Personal information
- Full name: Patrick Arthur Maxwell
- Born: 10 July 1869 Dublin, Ireland
- Died: 17 March 1902 (aged 32) Kalgoorlie, Western Australia, Australia
- Batting: Unknown

Domestic team information
- 1895: Dublin University

Career statistics
| Competition | First-class |
| Matches | 4 |
| Runs scored | 105 |
| Batting average | 13.12 |
| 100s/50s | –/– |
| Top score | 39 |
| Catches/stumpings | 1/– |
- Source: Cricinfo, 3 November 2018

= Patrick Maxwell (cricketer) =

Irish cricketer and medical doctor

Patrick Arthur Maxwell (10 July 1869 - 17 March 1902) was an Irish first-class cricketer and medical doctor.

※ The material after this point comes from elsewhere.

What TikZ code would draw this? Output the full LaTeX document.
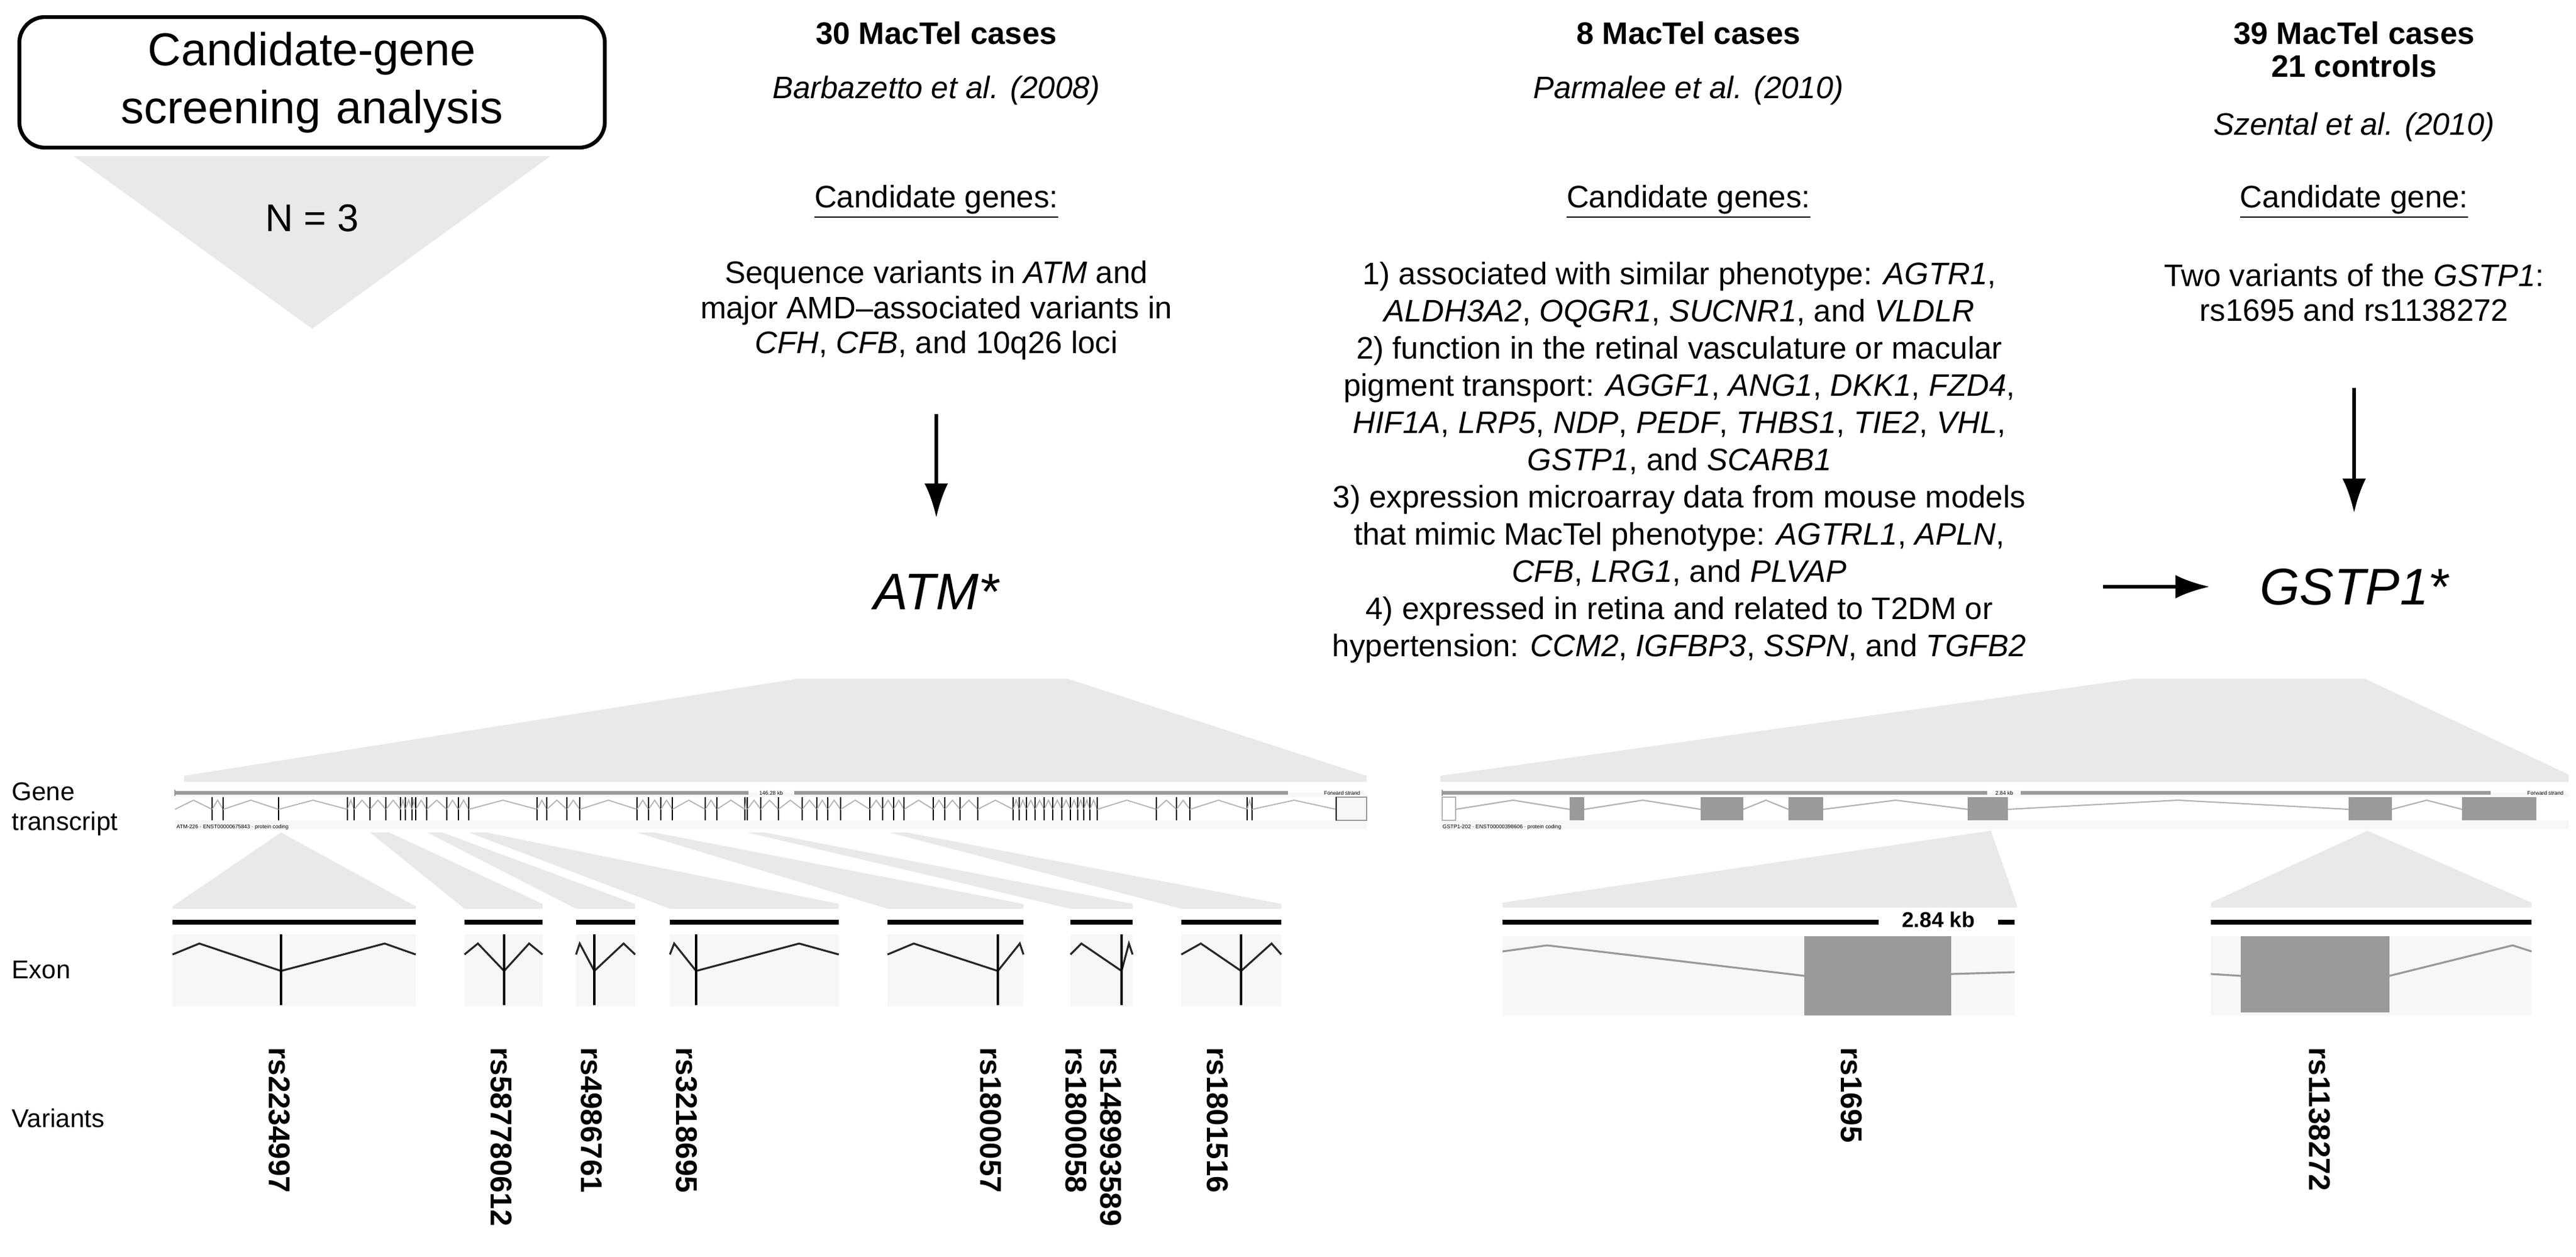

Maxwell was born at Dublin, one of four Maxwell brothers who were educated in England at Ushaw College. It is likely he studied at Trinity College, Dublin, given his later, albeit brief, career as a medical doctor. Playing his club cricket in Dublin for Dublin University, Maxwell made his debut in first-class cricket for the university against the Marylebone Cricket Club at College Park in May 1895. In June, he toured England with the university, playing a further two first-class matches against Cambridge University at Cambridge, and Leicestershire at Leicester. He made a final first-class appearance for the university in July, when Cambridge University visited Dublin for the return fixture between the sides. Across his four first-class matches, Maxwell scored 105 runs at an average of 13.12, with a highest score of 39. He emigrated to Australia not long after, where he practiced medicine at Kalgoorlie in Western Australia. He died there, on Saint Patrick's Day, in March 1902. He is buried at Kalgoorlie Cemetery.